American Ligety Wins Gold in Downhill Skiing
MICHELE NORRIS, host:
From NPR News this is ALL THINGS CONSIDERED. I'm Michele Norris.
ROBERT SIEGEL, host:
I'm Robert Siegel, and we're going to start off this segment at the Winter Olympics in Italy. An unheralded American skier named Ted Ligety stole the spotlight from teammate Bode Miller today. The 21-year-old Ligety won the gold medal in the men's Alpine combined. He turned in two superb slalom runs in an event that combines downhill and slalom. Miller led after the downhill stage, but he was disqualified in the slalom.
NPR's Chris Arnold watched the race in Sestriere, Italy and he joins us now. So Chris, a gold medal for the Americans. Ted Ligety?
CHRIS ARNOLD, reporting:
That's right, Robert. He's 21-years-old, he's from Park City, Utah, and this is his first Olympics. And in some ways he came out of nowhere here to win this medal. Ligety is a terrific slalom skier, he's ranked number two in the world, but in this event he was, you know, nobody thought he was going to do much.
That's because it starts with this downhill run in the beginning, which is just a totally different race, of course, than slalom skiing. I mean, you're going 85 miles an hour and, you know, totally different race. And he was way back in the pack, you know, after that first leg, but he turned in two very strong slalom runs in the next two segments of this, you know, all day event. And it was good enough to win him and a gold.
And he himself said, you know, it's incredible. I can't believe this happened in the men's combined slalom. So, you know, he was just as amazed as everybody else.
SIEGEL: Yeah. I must have missed the 60 Minutes profile of Ted Ligety.
(Soundbite of laughter)
SIEGEL: Bode Miller was the person (unintelligible).
ARNOLD: Although at the press conference somebody did ask him if he skied drunk and he did say no, he did not, he did not compete...
SIEGEL: All the attention was on Bode Miller, and he had a good chance to win this event.
ARNOLD: He did, yeah. I mean he was two seconds in the lead after the downhill segment of the race. And, you know, two seconds in ski racing is like two minutes in, oh, I can't think of what it's like...
SIEGEL: Real life, I think.
ARNOLD: Yeah, yeah.
SIEGEL: Yeah, yeah.
ARNOLD: So, I mean, you know, he was well ahead and he basically did what Bode Miller does. I mean, he's tremendously fast, he skis right on the edge of control, you know, he's back, leaning back on his skis. And when you ski like that it's difficult to steer, but it's also a tremendously fast position to be in. He just hooked a gate and it was minor. I mean, on the replay when you saw it was half an inch. I mean, if his ski tip had hit that gate and his ski tip actually did strike the gate, you know, less than half an inch. On the other side his ski would have just bounced the other direction, but, you know, it wasn't until 10, 15 minutes after the race, after reviewing and reviewing the tape, that he was finally disqualified.

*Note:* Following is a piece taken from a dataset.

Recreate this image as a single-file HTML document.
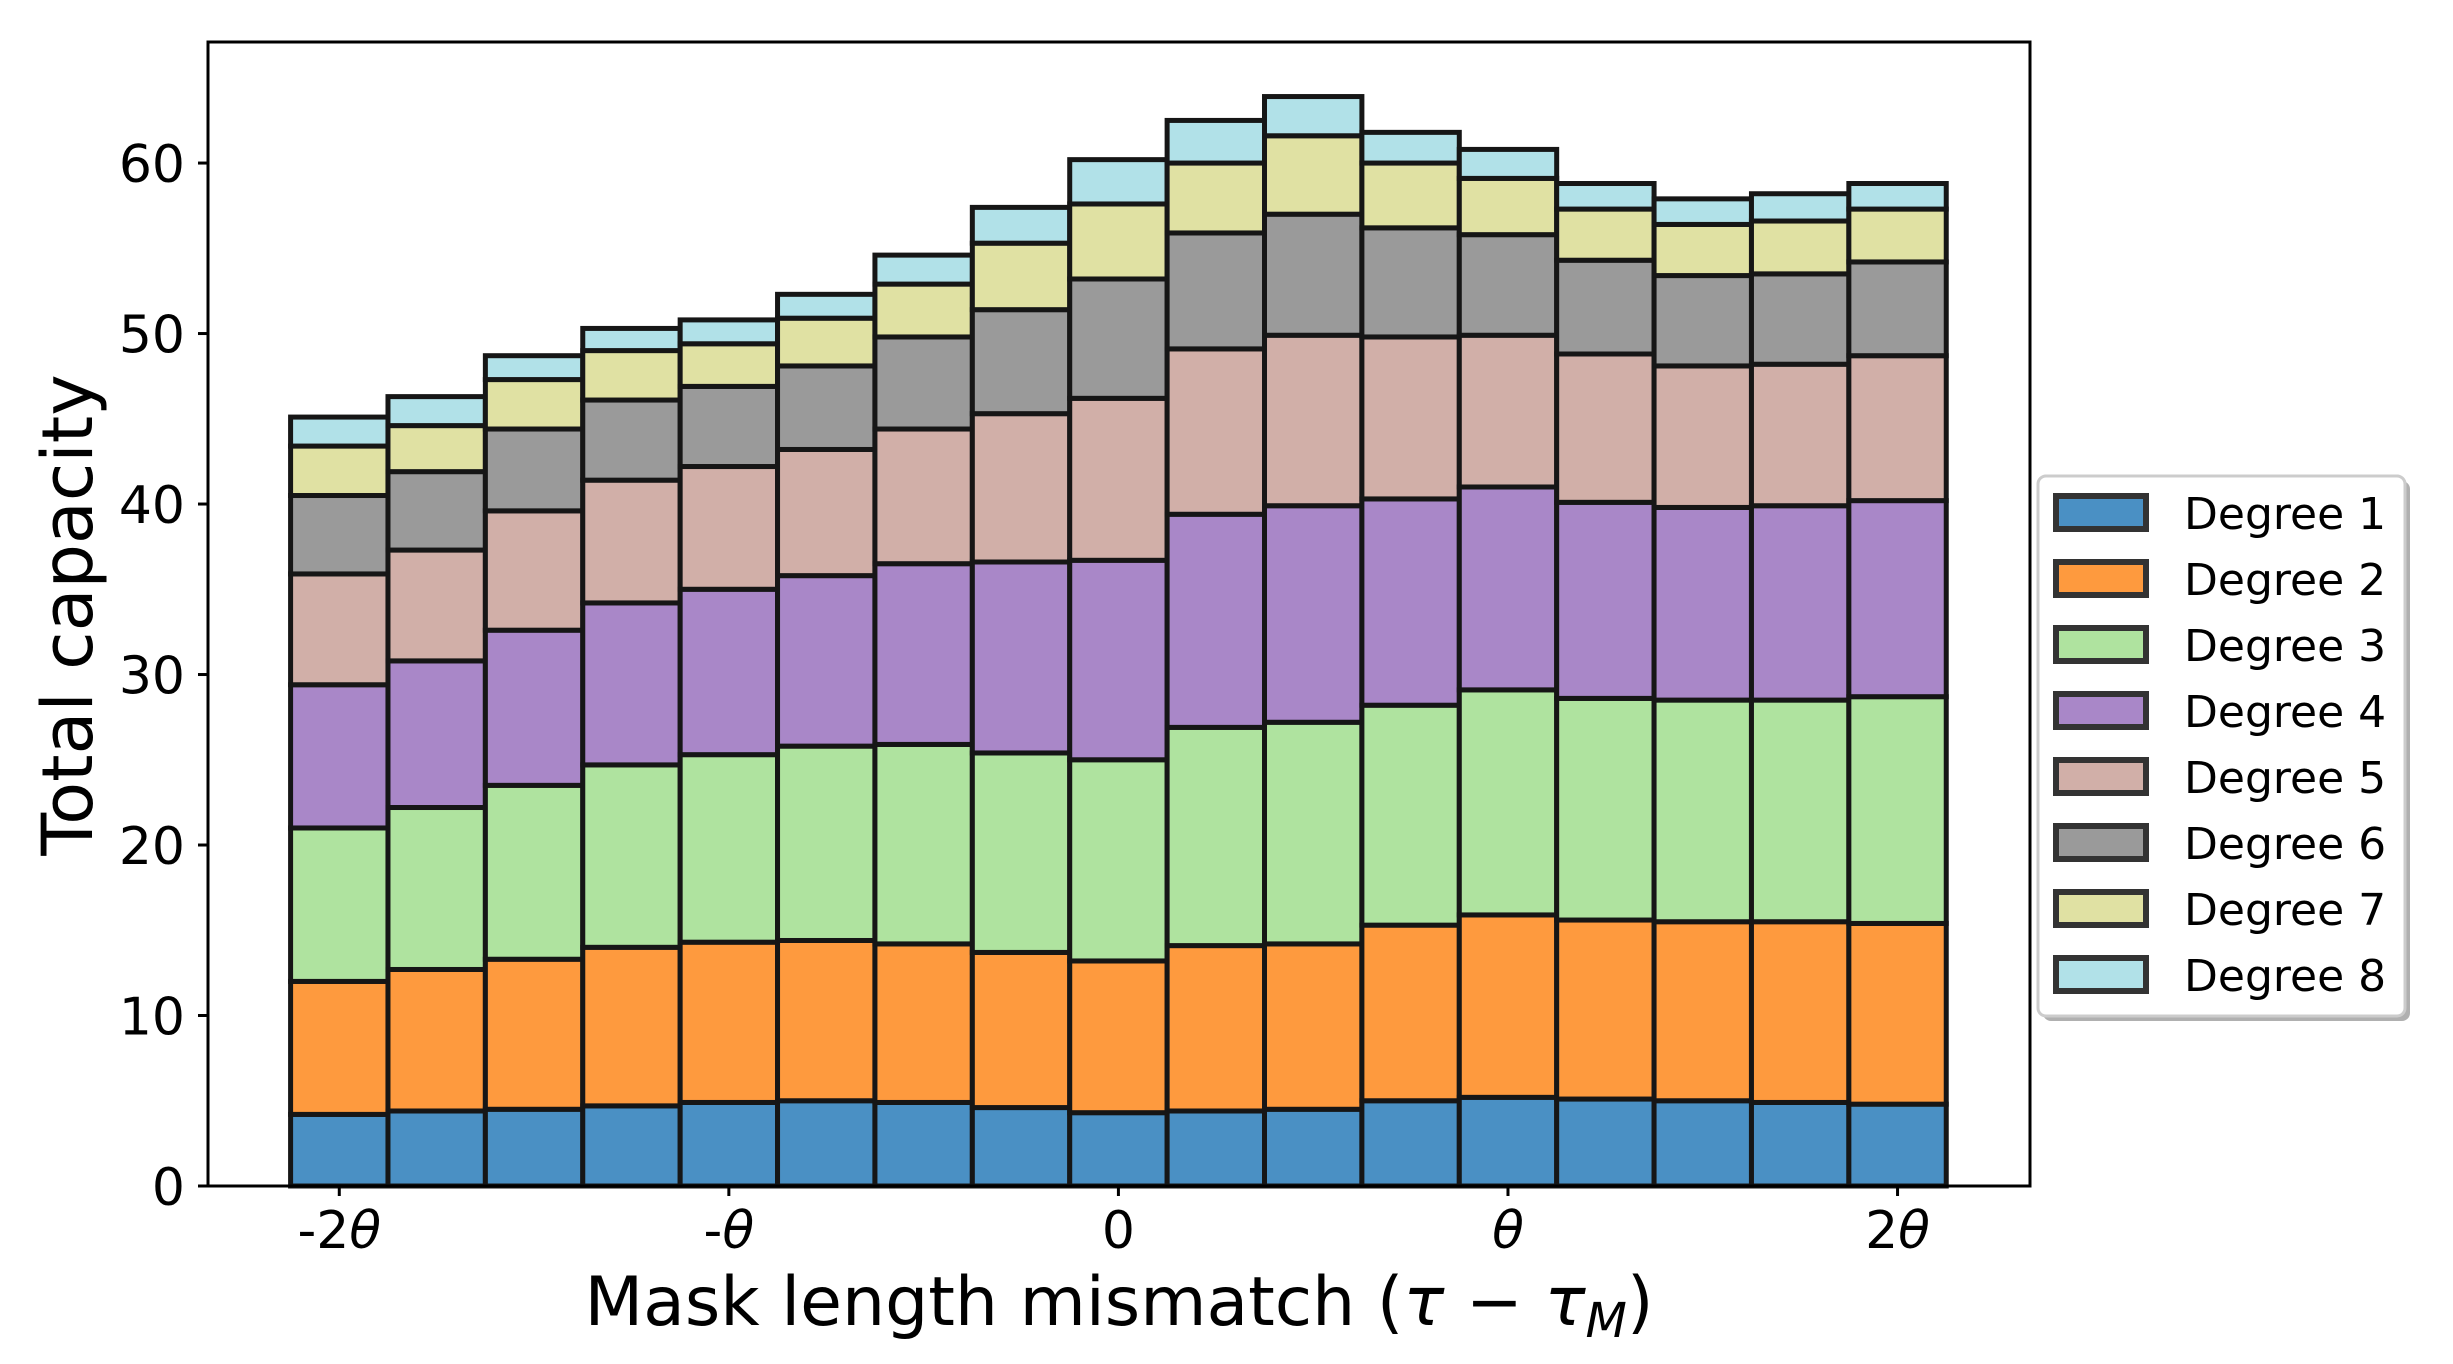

SIEGEL: Who were the other medal winners today, Chris?
ARNOLD: Well, I'm going to do my best in the pronunciations here. I've been told that it is Ivica Kostelic, and if anything, I mean, he's a tremendous story, too. And looking at the winners as they realized what position they'd gotten down at the bottom of the course, Ivica Kostelic was, there were tears streaming down his face, embracing his sister, who's a much more celebrated skier, Janica Kostelic.
And, you know, she's kind of had all the fame in the family or whatever. And their family story is interesting. Their father taught them how to ski. They came from the former Yugoslavia/Croatia. And he would drive them around in his car around Europe to compete. There was no national team. You know, they had no money, they lived out of this car, and he just had so many injuries he was never very well known, and now he's won.
SIEGEL: Well, that's the news from the Olympics. Thank you very much Chris.